Est-ce qu’il y a une durée idéale pour une pause? Il n’y a pas de chiffre magique, mais typiquement elle se retrouve entre 45 secondes et 2 minutes. Bien qu’on ne veuille certainement pas une pause si courte qu’il est pratiquement impossible d’identifier si elle a eu lieu, il est beaucoup plus grave d’allouer une pause trop longue. Lorsqu’elle s’éternise, il est facile de briser le momentum et le rythme du spectacle. Le danger est de pousser les gens présents vers un état semblable au début du match où les joueurs, les officiels et le public ne sont plus réchauffés et conséquemment, l’énergie est à la baisse, les idées se forment plus lentement, la collaboration et complicité entre les équipes est réduite et les membres du public réagissent moins.

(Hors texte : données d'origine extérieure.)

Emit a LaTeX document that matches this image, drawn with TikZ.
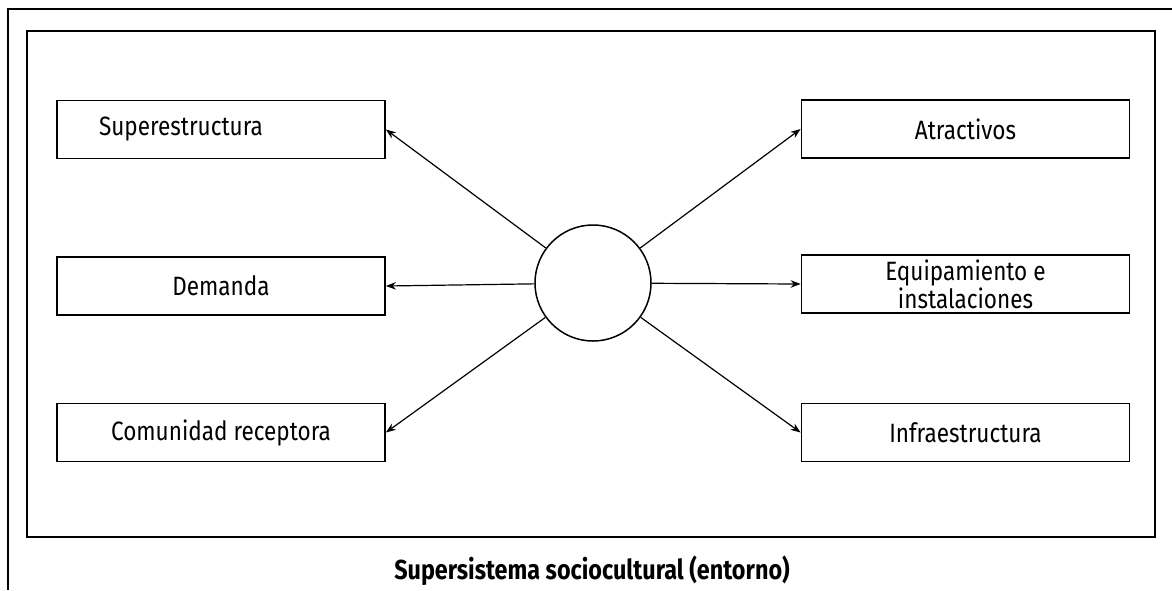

Si la pause présente autant de risque, pourquoi en avoir une? Serait-il mieux de présenter 55 minutes de spectacle continu? Certains ont exploré ce format en faveur d’étendre la durée des improvisations ou d’ajouter des improvisations additionnelles. Est-ce que la pause serait donc une procédure inutile?

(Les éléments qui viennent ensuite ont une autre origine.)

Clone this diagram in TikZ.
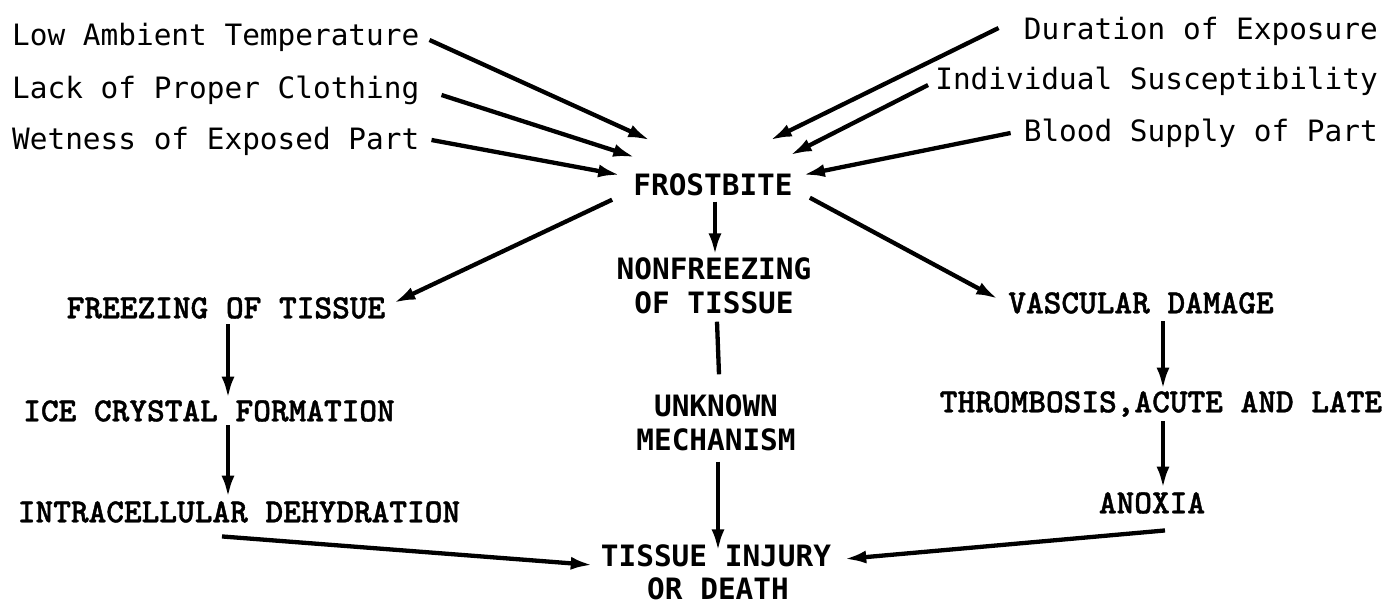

Une pause peut sembler comme un délai non-nécessaire ou un simple obstacle au reste du match quand on ne la pas besoin. On y attribut des simples actions pratiques comme une occasion pour le public d’acheter un breuvage, ou au joueur de remplir sa bouteille d’eau ou encore de visiter les toilettes. Parfois, c’est le moment opportun pour réparer un micro brisé. Toutefois, la perspective change pour une équipe qui nécessite ce temps pour se rallier et adresser des problèmes qui ont fait surface pendant la période précédente. Peut-être que les joueurs manquent d’énergie, qu’ils ne travaillent pas ensemble, ou qu’ils ont un état d’esprit négatif. Le temps est extrêmement limité entre les improvisations pour discuter de ce qui ne fonctionne pas. La pause devient donc indispensable pour se remonter le moral, souligner un défi ou un blocage, et remettre le focus à la bonne place. L’improvisation est une discipline largement psychologique. Une équipe décousue, déconnectée ou distraite par le pointage actuel peut bénéficier d’un moment privé entre coéquipiers pour s’encourager, se motiver, se donner conseil et ultimement, offrir une meilleure performance par la suite. L’arbitre peut s’en servir à des fins similaires en faisant des rappels aux équipes ou mentionner de problèmes récurrents, ou encore répondre les questions des autres officiels afin d’appuyer le reste du match.

Les équipes en jeu doivent respecter l’espace de l’autre pendant la pause afin de permettre à chacun d’utiliser à son plein potentiel ce temps de conversation. S’imposer dans la pause de l’autre équipe, même par semblant d’amitié, pourrait même être rude envers une équipe qui autrement aurait profité du moment pour maximiser leur chimie d’équipe et leurs capacités.
Bien qu’on n’en ait pas toujours besoin, la pause existe et est prête à passer à l’action pour nous aider, comme le 7e joueur de notre équipe. La pause, c’est un peu le plombier du match.